If you know your noir, there is something achingly familiar and probably a little bit too earnest in 'Motherless Brooklyn' for your taste. It borrows heavily and liberally from the likes of 'Chinatown', but it doesn't necessarily offer up a new examination of it or even try to play with the genre in a different way. It's so straight, so down-the-line in and of the genre that you'd be forgiven for thinking it was made twenty years ago. Even bringing in Norton's character, a private eye with Tourette's Syndrome, doesn't really provoke anything original from it either.
It's not to say that it's boring, or that it's not entertaining. Quite the opposite, in fact. Norton's writing, directing and performance are all balanced and pitched on the idea that it's a straight-up noir with no pretenses to it. It venerates the genre to a point where it's trying to play along the same notes, following them perfectly right up to the crescendo and beyond. That reverence is both its strength and its weakness - it's well-made, it has the look and charm, but you've seen it before.

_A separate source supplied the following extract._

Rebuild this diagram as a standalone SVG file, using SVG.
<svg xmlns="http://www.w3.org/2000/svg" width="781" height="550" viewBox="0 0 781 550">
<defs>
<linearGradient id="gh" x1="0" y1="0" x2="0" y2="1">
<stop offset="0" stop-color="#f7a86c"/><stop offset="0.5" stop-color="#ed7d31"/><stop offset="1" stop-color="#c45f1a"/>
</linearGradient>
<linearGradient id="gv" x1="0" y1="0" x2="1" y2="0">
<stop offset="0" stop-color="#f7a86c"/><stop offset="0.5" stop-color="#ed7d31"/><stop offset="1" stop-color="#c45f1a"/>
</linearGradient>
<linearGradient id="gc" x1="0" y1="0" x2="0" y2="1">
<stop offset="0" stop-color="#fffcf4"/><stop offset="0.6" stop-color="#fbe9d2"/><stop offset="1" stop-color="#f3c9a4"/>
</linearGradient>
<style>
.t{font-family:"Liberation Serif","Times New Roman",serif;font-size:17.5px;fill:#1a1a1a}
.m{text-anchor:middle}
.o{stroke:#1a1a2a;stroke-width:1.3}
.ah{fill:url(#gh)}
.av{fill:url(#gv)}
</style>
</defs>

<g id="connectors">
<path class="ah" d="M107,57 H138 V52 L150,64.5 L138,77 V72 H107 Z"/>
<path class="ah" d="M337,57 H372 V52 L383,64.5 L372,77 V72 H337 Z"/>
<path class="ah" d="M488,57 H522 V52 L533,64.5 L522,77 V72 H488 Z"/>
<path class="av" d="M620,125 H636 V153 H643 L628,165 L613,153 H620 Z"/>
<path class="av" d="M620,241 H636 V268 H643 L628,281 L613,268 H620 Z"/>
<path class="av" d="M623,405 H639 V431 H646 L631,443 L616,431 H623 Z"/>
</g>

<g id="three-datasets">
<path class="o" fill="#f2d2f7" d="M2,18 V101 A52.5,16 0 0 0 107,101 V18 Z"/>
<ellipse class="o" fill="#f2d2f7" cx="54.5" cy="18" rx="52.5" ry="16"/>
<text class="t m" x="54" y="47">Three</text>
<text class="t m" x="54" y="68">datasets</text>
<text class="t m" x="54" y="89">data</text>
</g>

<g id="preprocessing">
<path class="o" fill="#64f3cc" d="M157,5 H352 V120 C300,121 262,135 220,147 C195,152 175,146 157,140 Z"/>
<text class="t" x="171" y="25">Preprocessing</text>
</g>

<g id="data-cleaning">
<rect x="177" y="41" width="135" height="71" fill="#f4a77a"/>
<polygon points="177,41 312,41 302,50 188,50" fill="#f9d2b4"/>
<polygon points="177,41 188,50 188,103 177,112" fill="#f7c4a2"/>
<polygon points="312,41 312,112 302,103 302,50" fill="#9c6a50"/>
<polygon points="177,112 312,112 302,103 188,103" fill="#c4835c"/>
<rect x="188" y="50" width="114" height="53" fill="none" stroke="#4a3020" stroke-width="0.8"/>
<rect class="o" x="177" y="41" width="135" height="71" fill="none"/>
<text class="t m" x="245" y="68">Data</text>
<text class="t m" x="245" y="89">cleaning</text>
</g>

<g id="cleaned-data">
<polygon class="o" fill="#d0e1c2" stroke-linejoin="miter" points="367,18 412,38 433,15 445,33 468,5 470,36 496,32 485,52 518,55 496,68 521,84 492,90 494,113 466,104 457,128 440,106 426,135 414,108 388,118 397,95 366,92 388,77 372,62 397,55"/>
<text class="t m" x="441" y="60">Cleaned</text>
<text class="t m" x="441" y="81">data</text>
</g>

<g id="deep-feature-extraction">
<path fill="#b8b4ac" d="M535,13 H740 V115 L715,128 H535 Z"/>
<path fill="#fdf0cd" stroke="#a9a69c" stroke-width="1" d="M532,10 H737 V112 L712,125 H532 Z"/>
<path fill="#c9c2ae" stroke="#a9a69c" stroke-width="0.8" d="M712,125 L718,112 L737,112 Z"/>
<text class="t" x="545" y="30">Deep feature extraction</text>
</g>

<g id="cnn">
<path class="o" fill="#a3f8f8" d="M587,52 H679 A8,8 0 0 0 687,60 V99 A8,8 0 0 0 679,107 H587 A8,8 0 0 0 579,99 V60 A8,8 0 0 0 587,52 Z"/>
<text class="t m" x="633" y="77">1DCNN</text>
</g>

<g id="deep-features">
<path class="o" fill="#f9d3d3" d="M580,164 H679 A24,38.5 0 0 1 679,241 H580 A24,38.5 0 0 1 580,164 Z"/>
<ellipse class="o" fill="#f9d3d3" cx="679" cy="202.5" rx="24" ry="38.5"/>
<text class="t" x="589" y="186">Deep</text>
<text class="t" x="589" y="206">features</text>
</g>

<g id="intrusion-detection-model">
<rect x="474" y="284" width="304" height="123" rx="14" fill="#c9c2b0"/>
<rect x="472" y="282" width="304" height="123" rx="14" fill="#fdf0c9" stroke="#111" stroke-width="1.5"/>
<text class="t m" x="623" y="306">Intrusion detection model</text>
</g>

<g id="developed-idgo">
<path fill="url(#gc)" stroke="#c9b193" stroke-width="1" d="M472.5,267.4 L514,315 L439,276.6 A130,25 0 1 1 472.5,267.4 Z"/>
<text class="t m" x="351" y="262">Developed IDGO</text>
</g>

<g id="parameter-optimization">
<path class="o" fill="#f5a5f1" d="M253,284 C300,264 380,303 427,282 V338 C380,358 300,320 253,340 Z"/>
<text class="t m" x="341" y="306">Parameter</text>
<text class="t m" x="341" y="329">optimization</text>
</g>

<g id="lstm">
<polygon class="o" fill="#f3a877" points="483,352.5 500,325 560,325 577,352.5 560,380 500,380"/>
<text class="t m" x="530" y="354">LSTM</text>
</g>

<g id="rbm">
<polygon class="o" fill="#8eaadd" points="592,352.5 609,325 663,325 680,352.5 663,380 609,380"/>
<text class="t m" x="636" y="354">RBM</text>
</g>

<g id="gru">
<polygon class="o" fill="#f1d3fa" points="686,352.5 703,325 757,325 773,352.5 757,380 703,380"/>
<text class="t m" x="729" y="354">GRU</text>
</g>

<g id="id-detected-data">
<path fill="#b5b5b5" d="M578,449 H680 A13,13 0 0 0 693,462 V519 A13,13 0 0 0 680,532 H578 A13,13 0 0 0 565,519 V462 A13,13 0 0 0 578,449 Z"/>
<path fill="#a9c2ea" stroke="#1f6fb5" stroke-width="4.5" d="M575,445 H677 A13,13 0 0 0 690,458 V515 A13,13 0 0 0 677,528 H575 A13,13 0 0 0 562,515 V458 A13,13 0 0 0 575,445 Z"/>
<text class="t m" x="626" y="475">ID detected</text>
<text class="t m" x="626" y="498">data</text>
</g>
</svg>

Norton does give it his all in this, and no doubt the cast he's assembled are there because they want to work with him and are there for the script. It's meaty stuff, dealing with institutional racism, '50s post-war America, toughness and masculinity, but keeps it ripping along with such pacing and such heavy dialogue that you're never really given a moment to rest. That's probably the point, as Norton's addled character fills in every bit of silence with his monologue like he can't help himself.
Alec Baldwin gives a terrifying performance as Moses Randolph, a dead-eyed, growth-at-any-cost marshal of New York's next phase that stands like a shadow to John Huston's arch-capitalist of 'Chinatown', Noah Cross. Baldwin plays it with a deftness and a presence without hamming it up, and it's the supporting characters around him that build it up. Likewise, Gugu Mbatha-Raw takes what could have been a bland enough role and turns it in something affecting and compelling, though her arc is somewhat left unresolved by the end. Willem Dafoe, meanwhile, does the wide-eyed crazy with ease, while Bruce Willis turns in an effective cameo with a solid effort, but not much else.
Despite the strong cast and the best intentions by all concerned, 'Motherless Brooklyn' is an enjoyable but far too familiar journey into neo-noir territory. That it's done this straight on without a shred of irony or cynicism to it holds it back. Taking on such a stacked genre and making something original can be done while honouring its legacy. Just look at 'Knives Out'.
Still, 'Motherless Brooklyn' has its moments and they're hard-earned by a cast and a writer-director trying to tough it out in a landscape that may have moved on from this level of earnestness.